I’m afraid that all too often we’re mixing up our blessings and our woes. It seems that we’re working for those things that Jesus says “woe to you,” focusing our energies on making our outsides look good – posting the perfect pictures and enrolling our kids in the perfect classes, being careful to be seen at church and PTA meetings – while neglecting the weightier matters of justice and mercy and faithfulness.

Jesus says, “Come to me, all who labor and are heavy laden, and I will give you rest. Take my yoke upon you, and learn from me, for I am gentle and lowly in heart, and you will find rest for your souls. For my yoke is easy, and my burden is light.” (Matthew 11:28-30 ESV) While the Pharisees “tie up heavy burdens, hard to bear, and lay them on people’s shoulders, but they themselves are not willing to move them with their finger.” (Matthew 23:4 ESV)
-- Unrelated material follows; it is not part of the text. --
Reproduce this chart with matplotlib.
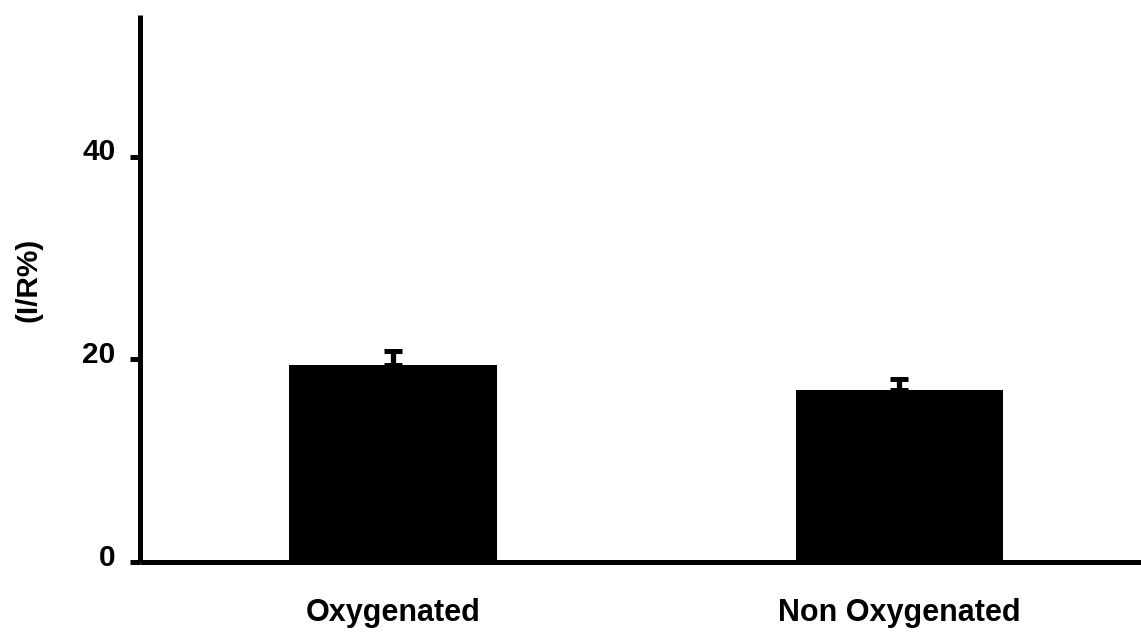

Are we focused more on what people think or what God thinks?

Are we loving our neighbors or hurting them?

Do we look more like Christ or more like a Pharisee?

Oh, Heavenly Father, help us to love what You love and hate what You hate. Help us to listen carefully to these words Jesus spoke to these hypocritical leaders as well as the words of the prophet, Isaiah, “Woe to those who call evil good and good evil, who put darkness for light and light for darkness, who put bitter for sweet and sweet for bitter! Woe to those who are wise in their own eyes, and shrewd in their own sight!” (Isaiah 5:20-21)

Give us the strength and wisdom to examine our own hearts and to be diligent to pluck the log out of our own eyes. Help us to remember that our words and actions are the overflow of what’s inside our hearts, so please help us to care more about what’s inside the cup of our heart than what others can see on the outside.

We pray this for Your glory and in the powerful name of Jesus Christ, Amen.